* RECORDED INFORMATION:

····················

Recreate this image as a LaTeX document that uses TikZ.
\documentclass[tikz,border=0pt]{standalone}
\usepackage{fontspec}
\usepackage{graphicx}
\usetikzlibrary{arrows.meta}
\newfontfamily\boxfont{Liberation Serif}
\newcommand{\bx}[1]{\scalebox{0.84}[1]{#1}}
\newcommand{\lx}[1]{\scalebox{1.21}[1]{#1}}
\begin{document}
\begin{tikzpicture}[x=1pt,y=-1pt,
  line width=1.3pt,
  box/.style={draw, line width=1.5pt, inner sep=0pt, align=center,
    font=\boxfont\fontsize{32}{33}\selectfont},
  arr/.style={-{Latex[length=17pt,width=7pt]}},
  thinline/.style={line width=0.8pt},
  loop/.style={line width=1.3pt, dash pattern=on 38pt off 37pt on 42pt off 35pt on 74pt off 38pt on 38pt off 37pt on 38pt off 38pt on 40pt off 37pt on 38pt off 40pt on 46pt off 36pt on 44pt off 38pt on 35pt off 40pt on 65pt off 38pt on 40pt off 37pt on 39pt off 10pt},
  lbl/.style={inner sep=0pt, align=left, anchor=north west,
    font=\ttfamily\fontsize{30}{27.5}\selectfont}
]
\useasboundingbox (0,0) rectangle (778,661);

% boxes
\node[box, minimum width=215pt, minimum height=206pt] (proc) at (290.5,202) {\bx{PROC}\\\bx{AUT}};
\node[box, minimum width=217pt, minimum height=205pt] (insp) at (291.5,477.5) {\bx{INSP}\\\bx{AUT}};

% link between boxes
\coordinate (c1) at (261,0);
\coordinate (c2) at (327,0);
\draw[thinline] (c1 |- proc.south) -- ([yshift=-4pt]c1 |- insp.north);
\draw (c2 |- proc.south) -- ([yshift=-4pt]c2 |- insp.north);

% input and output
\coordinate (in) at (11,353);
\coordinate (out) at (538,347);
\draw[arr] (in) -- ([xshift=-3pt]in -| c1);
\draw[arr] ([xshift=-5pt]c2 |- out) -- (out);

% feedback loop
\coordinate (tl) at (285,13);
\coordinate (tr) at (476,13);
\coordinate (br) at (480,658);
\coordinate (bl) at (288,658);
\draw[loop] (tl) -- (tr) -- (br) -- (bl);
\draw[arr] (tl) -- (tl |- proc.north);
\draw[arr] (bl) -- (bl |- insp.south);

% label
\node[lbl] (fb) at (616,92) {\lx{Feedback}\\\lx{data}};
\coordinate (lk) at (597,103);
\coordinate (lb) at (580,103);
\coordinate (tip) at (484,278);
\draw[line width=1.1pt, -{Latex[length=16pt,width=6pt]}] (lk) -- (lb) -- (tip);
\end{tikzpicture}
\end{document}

····················

Can you reproduce all the material exactly?

* EXPECTED OUTPUT:
Recreate this image as a LaTeX document that uses TikZ.
\documentclass[tikz,border=0pt]{standalone}
\usepackage{fontspec}
\usepackage{graphicx}
\usetikzlibrary{arrows.meta}
\newfontfamily\boxfont{Liberation Serif}
\newcommand{\bx}[1]{\scalebox{0.84}[1]{#1}}
\newcommand{\lx}[1]{\scalebox{1.21}[1]{#1}}
\begin{document}
\begin{tikzpicture}[x=1pt,y=-1pt,
  line width=1.3pt,
  box/.style={draw, line width=1.5pt, inner sep=0pt, align=center,
    font=\boxfont\fontsize{32}{33}\selectfont},
  arr/.style={-{Latex[length=17pt,width=7pt]}},
  thinline/.style={line width=0.8pt},
  loop/.style={line width=1.3pt, dash pattern=on 38pt off 37pt on 42pt off 35pt on 74pt off 38pt on 38pt off 37pt on 38pt off 38pt on 40pt off 37pt on 38pt off 40pt on 46pt off 36pt on 44pt off 38pt on 35pt off 40pt on 65pt off 38pt on 40pt off 37pt on 39pt off 10pt},
  lbl/.style={inner sep=0pt, align=left, anchor=north west,
    font=\ttfamily\fontsize{30}{27.5}\selectfont}
]
\useasboundingbox (0,0) rectangle (778,661);

% boxes
\node[box, minimum width=215pt, minimum height=206pt] (proc) at (290.5,202) {\bx{PROC}\\\bx{AUT}};
\node[box, minimum width=217pt, minimum height=205pt] (insp) at (291.5,477.5) {\bx{INSP}\\\bx{AUT}};

% link between boxes
\coordinate (c1) at (261,0);
\coordinate (c2) at (327,0);
\draw[thinline] (c1 |- proc.south) -- ([yshift=-4pt]c1 |- insp.north);
\draw (c2 |- proc.south) -- ([yshift=-4pt]c2 |- insp.north);

% input and output
\coordinate (in) at (11,353);
\coordinate (out) at (538,347);
\draw[arr] (in) -- ([xshift=-3pt]in -| c1);
\draw[arr] ([xshift=-5pt]c2 |- out) -- (out);

% feedback loop
\coordinate (tl) at (285,13);
\coordinate (tr) at (476,13);
\coordinate (br) at (480,658);
\coordinate (bl) at (288,658);
\draw[loop] (tl) -- (tr) -- (br) -- (bl);
\draw[arr] (tl) -- (tl |- proc.north);
\draw[arr] (bl) -- (bl |- insp.south);

% label
\node[lbl] (fb) at (616,92) {\lx{Feedback}\\\lx{data}};
\coordinate (lk) at (597,103);
\coordinate (lb) at (580,103);
\coordinate (tip) at (484,278);
\draw[line width=1.1pt, -{Latex[length=16pt,width=6pt]}] (lk) -- (lb) -- (tip);
\end{tikzpicture}
\end{document}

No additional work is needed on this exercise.